— Begin —
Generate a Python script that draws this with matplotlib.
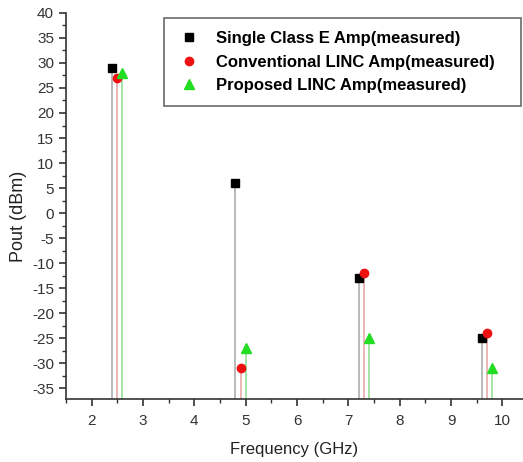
— End —
— Begin —
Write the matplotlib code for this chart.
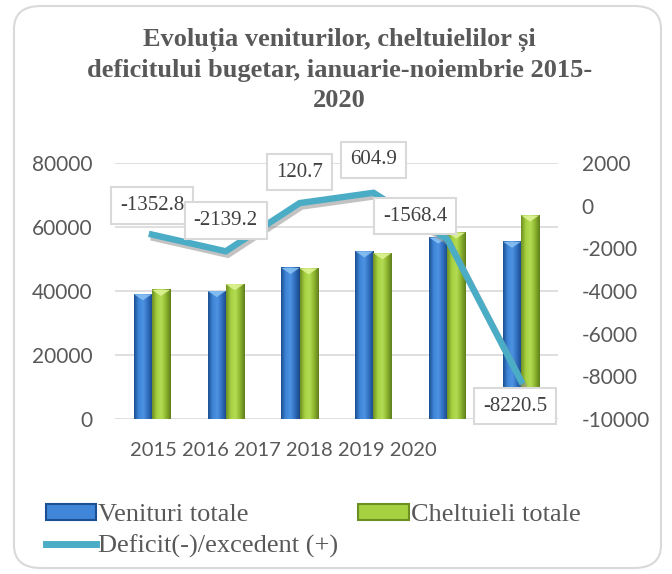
— End —
— Begin —
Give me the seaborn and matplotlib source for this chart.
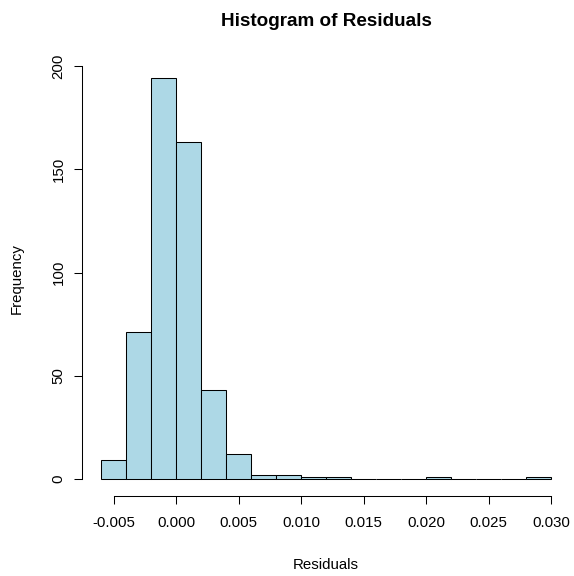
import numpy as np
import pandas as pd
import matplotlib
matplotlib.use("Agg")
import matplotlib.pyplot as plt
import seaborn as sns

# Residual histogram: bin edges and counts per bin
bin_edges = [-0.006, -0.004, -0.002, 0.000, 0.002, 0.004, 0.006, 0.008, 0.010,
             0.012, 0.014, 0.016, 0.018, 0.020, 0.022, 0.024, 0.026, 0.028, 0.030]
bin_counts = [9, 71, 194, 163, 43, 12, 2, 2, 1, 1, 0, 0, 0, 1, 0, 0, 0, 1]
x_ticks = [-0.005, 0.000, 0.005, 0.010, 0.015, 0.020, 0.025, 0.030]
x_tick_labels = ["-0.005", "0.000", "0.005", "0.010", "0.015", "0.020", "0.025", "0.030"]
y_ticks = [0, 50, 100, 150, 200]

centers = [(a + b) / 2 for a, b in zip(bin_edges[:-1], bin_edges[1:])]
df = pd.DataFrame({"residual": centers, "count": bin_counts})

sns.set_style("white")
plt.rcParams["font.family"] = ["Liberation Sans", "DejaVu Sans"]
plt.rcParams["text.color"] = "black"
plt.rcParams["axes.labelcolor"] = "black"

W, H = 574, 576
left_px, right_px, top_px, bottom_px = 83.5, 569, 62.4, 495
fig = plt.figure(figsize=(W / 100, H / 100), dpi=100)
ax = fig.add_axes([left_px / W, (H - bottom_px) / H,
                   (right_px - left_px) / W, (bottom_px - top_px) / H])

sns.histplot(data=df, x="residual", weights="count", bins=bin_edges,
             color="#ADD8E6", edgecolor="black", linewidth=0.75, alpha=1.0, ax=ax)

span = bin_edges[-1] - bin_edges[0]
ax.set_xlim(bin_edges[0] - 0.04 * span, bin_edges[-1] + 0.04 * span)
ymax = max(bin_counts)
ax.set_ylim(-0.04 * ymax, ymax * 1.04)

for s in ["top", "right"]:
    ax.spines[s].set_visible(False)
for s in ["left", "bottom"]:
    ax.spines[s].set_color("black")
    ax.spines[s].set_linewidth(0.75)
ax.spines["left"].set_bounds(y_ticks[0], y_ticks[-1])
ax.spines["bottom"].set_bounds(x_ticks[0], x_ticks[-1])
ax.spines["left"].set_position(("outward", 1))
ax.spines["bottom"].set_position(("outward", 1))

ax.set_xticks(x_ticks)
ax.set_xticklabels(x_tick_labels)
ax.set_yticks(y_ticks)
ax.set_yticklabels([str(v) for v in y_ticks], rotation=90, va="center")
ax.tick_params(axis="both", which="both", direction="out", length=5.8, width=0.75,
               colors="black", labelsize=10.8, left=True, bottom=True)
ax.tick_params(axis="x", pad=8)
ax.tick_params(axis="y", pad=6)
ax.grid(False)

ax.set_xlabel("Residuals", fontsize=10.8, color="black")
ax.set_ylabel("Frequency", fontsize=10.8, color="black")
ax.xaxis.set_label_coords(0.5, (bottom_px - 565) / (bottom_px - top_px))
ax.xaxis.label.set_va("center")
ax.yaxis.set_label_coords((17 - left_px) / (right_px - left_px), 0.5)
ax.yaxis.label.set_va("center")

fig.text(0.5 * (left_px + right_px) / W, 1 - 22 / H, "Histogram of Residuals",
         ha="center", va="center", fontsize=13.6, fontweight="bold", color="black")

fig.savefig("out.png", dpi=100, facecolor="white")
— End —
From the material above, reproduce only what runs from the line holding "Give me the" down to the line holding "import seaborn as sns", both included, pictures excluded.

Give me the seaborn and matplotlib source for this chart.
import numpy as np
import pandas as pd
import matplotlib
matplotlib.use("Agg")
import matplotlib.pyplot as plt
import seaborn as sns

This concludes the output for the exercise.